Les données recueillies auprès du reste des participants ont montré la possibilité d’utiliser la technologie des téléphones intelligents en tant qu’outil de recherche. Cette technologie a permis aux chercheurs d’évaluer comment les fluctuations quotidiennes signalées par un participant à l’égard de son bien-être correspondaient aux changements dans son environnement (par exemple la saison, la lumière du jour et la température) grâce à l’analyse des réponses reçues et des données sur la température dont on disposait. Ce type de données est important pour les chercheurs, puisque de nombreuses études ont montré un lien entre les facteurs environnementaux et l’évolution et la gravité de la SP.

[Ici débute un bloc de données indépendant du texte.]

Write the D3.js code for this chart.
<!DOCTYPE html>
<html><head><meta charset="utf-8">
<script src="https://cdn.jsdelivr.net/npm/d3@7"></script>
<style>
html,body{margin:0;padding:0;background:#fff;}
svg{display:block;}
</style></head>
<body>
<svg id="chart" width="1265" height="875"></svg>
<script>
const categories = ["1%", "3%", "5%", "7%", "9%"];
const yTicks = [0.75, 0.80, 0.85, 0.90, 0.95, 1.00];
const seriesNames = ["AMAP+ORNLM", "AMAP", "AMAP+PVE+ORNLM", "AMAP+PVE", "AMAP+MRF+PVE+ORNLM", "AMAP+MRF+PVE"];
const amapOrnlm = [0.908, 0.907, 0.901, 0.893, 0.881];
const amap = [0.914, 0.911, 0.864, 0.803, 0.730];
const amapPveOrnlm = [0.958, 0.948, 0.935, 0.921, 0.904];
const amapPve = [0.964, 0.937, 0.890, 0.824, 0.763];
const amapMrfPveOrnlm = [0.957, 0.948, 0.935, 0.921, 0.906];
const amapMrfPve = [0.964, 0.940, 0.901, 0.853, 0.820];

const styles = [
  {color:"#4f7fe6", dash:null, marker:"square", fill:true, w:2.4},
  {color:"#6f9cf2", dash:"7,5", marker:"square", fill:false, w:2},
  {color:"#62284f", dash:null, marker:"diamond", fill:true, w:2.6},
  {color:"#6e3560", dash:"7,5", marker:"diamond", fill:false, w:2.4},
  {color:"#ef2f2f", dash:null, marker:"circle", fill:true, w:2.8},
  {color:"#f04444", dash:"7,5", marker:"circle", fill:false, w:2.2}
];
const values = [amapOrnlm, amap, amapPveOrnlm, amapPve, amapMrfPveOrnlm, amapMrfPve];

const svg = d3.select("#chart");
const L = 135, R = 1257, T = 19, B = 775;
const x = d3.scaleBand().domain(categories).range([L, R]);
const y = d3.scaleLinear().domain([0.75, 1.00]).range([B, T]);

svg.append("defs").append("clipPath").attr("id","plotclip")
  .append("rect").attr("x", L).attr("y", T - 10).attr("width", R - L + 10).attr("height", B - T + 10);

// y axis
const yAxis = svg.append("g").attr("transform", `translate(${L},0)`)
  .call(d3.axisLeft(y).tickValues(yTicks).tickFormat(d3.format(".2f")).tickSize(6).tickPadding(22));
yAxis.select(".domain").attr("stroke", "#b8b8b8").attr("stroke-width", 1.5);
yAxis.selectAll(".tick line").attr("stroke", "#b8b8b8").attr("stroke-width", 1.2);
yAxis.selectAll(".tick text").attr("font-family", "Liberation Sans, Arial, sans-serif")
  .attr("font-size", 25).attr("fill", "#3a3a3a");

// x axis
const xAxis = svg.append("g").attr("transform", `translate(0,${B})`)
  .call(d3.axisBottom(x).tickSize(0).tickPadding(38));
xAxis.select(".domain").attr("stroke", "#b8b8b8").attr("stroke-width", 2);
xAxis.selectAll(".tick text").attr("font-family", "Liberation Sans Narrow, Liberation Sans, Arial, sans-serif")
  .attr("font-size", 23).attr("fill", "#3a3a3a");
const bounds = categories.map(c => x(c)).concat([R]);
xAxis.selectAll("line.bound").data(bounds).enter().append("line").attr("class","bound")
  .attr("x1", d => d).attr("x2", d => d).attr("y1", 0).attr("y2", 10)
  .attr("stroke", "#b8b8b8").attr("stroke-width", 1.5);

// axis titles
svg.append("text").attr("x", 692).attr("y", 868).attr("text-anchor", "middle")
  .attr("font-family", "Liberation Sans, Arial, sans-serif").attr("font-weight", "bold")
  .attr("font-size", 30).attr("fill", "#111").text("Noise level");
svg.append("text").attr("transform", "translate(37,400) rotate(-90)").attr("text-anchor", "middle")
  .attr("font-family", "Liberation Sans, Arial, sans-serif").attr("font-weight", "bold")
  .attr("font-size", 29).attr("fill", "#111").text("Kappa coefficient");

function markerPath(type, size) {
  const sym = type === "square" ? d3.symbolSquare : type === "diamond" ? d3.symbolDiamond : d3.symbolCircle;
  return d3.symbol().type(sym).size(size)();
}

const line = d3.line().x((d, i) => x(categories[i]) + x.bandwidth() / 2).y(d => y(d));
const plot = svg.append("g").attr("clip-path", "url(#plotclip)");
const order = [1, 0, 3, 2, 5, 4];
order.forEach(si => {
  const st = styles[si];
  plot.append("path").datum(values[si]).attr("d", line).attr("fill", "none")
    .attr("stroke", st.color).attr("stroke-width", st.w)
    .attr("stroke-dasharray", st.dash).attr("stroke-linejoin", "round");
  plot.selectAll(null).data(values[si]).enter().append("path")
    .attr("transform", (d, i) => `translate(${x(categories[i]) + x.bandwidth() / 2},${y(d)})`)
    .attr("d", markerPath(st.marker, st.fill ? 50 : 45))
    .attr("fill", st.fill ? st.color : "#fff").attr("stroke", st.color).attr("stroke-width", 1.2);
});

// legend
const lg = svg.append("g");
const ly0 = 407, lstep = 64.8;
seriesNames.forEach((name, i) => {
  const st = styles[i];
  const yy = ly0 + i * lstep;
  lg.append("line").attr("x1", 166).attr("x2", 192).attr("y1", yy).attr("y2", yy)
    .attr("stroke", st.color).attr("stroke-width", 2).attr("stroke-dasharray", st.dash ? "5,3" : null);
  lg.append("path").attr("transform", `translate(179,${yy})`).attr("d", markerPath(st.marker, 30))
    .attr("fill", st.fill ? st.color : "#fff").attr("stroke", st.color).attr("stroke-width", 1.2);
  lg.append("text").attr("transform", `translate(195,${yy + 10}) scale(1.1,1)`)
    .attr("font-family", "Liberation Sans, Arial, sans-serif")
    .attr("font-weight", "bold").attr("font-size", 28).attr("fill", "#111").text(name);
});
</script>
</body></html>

Comme les participants répétaient les mêmes tests au cours de la période d’étude, l’équipe de chercheurs a pu établir la courbe d’apprentissage de chaque participant pour chaque test. Les chercheurs ont suggéré que cet effet lié à la pratique (accroissement de la compétence à un test par la répétition) devienne un nouvel indicateur de résultats dans le contexte de la SP (par exemple, au cours d’un essai clinique évaluant le rendement cognitif), étant donné qu’il reflète la capacité d’une personne d’apprendre une nouvelle tâche. Cet effet lié à la pratique est de toute évidence impossible à obtenir lors d’une visite unique en clinique.

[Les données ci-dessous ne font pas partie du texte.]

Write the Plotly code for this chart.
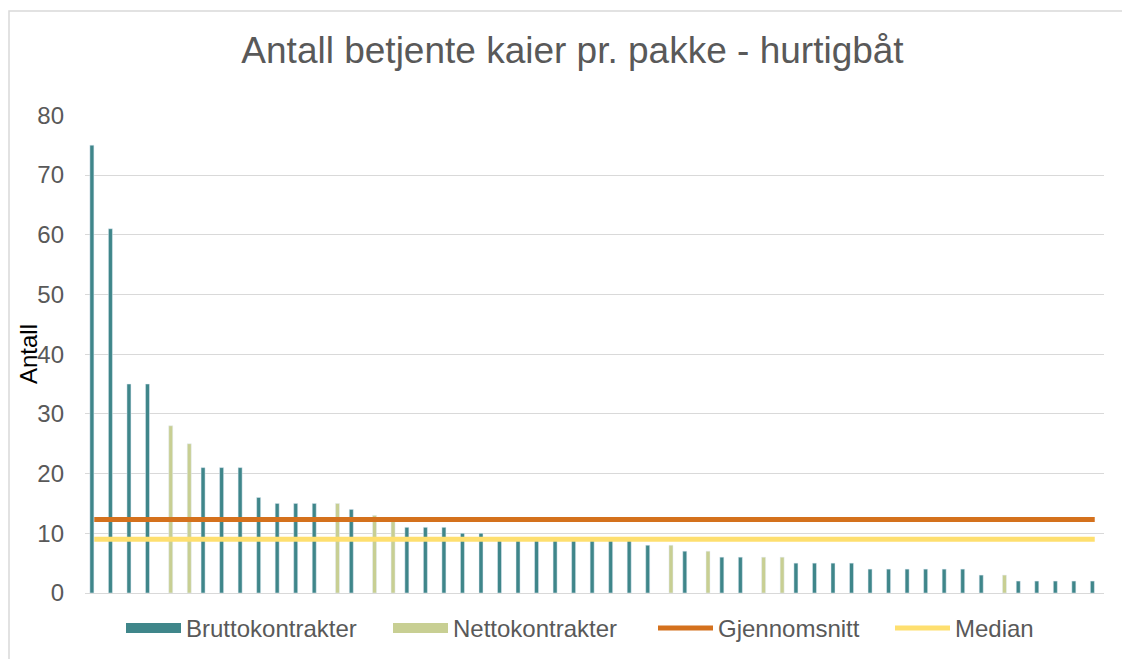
import numpy as np
import plotly.graph_objects as go

# ---- data ----
kaier = [str(i) for i in range(1, 56)]  # 55 unlabeled packages
bruttokontrakter = [75, 61, 35, 35, None, None, 21, 21, 21, 16, 15, 15, 15, None, 14, None, None,
                    11, 11, 11, 10, 10, 9, 9, 9, 9, 9, 9, 9, 9, 8, None, 7, None, 6, 6, None, None,
                    5, 5, 5, 5, 4, 4, 4, 4, 4, 4, 3, None, 2, 2, 2, 2, 2]
nettokontrakter = [None, None, None, None, 28, 25, None, None, None, None, None, None, None, 15, None, 13, 12,
                   None, None, None, None, None, None, None, None, None, None, None, None, None, None, 8, None, 7,
                   None, None, 6, 6, None, None, None, None, None, None, None, None, None, None, None, 3,
                   None, None, None, None, None]
y_ticks = [0, 10, 20, 30, 40, 50, 60, 70, 80]

alle = [b if b is not None else n for b, n in zip(bruttokontrakter, nettokontrakter)]
gjennomsnitt = float(np.mean(alle))
median = float(np.median(alle))

TEAL = "#3F868A"
OLIVE = "#C8CF93"
ORANGE = "#D4711D"
YELLOW = "#FEDF6F"
GREY_TXT = "#595959"
GRID = "#D9D9D9"
FONT = "Liberation Sans, Arial, sans-serif"

fig = go.Figure()
fig.add_trace(go.Bar(x=kaier, y=bruttokontrakter, name="Bruttokontrakter", marker_color=TEAL,
                     legendgroup="brutto", showlegend=False))
fig.add_trace(go.Bar(x=kaier, y=nettokontrakter, name="Nettokontrakter", marker_color=OLIVE,
                     legendgroup="netto", showlegend=False))
# legend-only entries drawn as wide blocks (like the reference's legend keys)
fig.add_trace(go.Scatter(x=[None], y=[None], mode="lines", name="Bruttokontrakter",
                         legendgroup="brutto", line=dict(color=TEAL, width=13), legendwidth=197,
                         hoverinfo="skip"))
fig.add_trace(go.Scatter(x=[None], y=[None], mode="lines", name="Nettokontrakter",
                         legendgroup="netto", line=dict(color=OLIVE, width=13), legendwidth=195,
                         hoverinfo="skip"))
fig.add_trace(go.Scatter(x=[kaier[0], kaier[-1]], y=[gjennomsnitt, gjennomsnitt], mode="lines",
                         name="Gjennomsnitt", line=dict(color=ORANGE, width=5), legendwidth=167))
fig.add_trace(go.Scatter(x=[kaier[0], kaier[-1]], y=[median, median], mode="lines",
                         name="Median", line=dict(color=YELLOW, width=5), legendwidth=90))

# page has an 8px body margin; figure fills the rest of the 1130x659 window
W, H = 1122, 651
L, R, T, B = 77, 26, 107, 66
pw, ph = W - L - R, H - T - B

fig.update_layout(
    width=W, height=H,
    margin=dict(l=L, r=R, t=T, b=B, autoexpand=False),
    paper_bgcolor="white", plot_bgcolor="white",
    barmode="group", bargap=0.49, bargroupgap=0.15,
    font=dict(family=FONT, color=GREY_TXT, size=24),
    title=dict(text="Antall betjente kaier pr. pakke - hurtigbåt", x=564.5 / W, xanchor="center",
               y=1 - 42 / H, yanchor="middle", font=dict(size=37, color=GREY_TXT, family=FONT)),
    xaxis=dict(type="category", categoryarray=kaier, categoryorder="array", showticklabels=False,
               showgrid=False, ticks="", showline=False, zeroline=False),
    yaxis=dict(range=[0, 80.05], tickvals=y_ticks, showgrid=True, gridcolor=GRID, gridwidth=1,
               zeroline=True, zerolinecolor=GRID, zerolinewidth=1, showline=False, ticks="",
               ticklabelstandoff=20, tickfont=dict(size=24, color=GREY_TXT)),
    legend=dict(orientation="h", x=36 / pw, xanchor="left", y=-13 / ph, yanchor="top",
                font=dict(size=24, color=GREY_TXT), itemwidth=55, bgcolor="rgba(0,0,0,0)"),
    showlegend=True,
    annotations=[dict(text="Antall", xref="paper", yref="paper", x=(20 - L) / pw, y=0.5,
                      xanchor="center", yanchor="middle", textangle=-90, showarrow=False,
                      font=dict(size=24, color="#000000", family=FONT))],
    shapes=[dict(type="rect", xref="paper", yref="paper",
                 x0=(1 - L) / pw, x1=(1140 - L) / pw, y0=(585 - 670) / ph, y1=(585 - 3) / ph,
                 line=dict(color=GRID, width=1.5), fillcolor="rgba(0,0,0,0)", layer="below")],
)

fig.write_html("out.html")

L’un des inconvénients de la technologie est ce qu’on appelle en jargon scientifique « le bruit environnemental » – soit des variables liées à la vie quotidienne de l’usager qui ne peuvent être mesurées (par exemple, un participant fait de la course à pied avant d’effectuer son test une journée, mais pas les autres jours). Toutefois, selon les chercheurs, le fait que les participants refassent les mêmes tests à de nombreuses reprises pendant au moins six mois permet d’établir une moyenne de ces variables et de faire taire, d’une certaine façon, ce bruit environnemental.
Commentaires
Le Dr De Jager et son équipe ont présenté de solides données à l’appui de l’utilisation des téléphones intelligents dans le cadre d’études dans un contexte réel. Contrairement aux études classiques menées dans un environnement contrôlé, l’appareil suit le sujet à la maison et permet de recueillir des données dans un milieu plus naturel. Utilisé de cette façon, le téléphone intelligent peut saisir les fluctuations quotidiennes des symptômes et tester le rendement des personnes atteintes de SP, ce qui n’est pas réalisable au cours d’une simple visite en clinique. Il ne s’agit pas de remplacer les méthodes d’étude actuelles par la technologie des téléphones intelligents, mais plutôt d’offrir une stratégie complémentaire en vue de collecter des renseignements additionnels difficiles à obtenir en laboratoire.
Étant donné l’évolution rapide de cette technologie en particulier, les auteurs prévoient que le téléphone intelligent ou son équivalent servira à repérer des changements significatifs dans le rendement au quotidien et à alerter par le fait même l’usager ou le personnel médical concerné de tels changements. Cependant, comme avec tout autre appareil d’enregistrement en continu, la collecte des données soulève des enjeux liés au respect de la vie privée. Les chercheurs reconnaissent que bien que cette technologie représente un outil puissant de recherche médicale, son usage se doit d’être pondéré, en particulier pour ce qui est du respect de la vie privée et de la sécurité.
Source
BOVE, R. et coll. « Evaluating more naturalistic outcome measures: a 1-year smartphone study in multiple sclerosis », Neurol Neuroimmunol Neuroinflamm, 2(6): e162, 2015.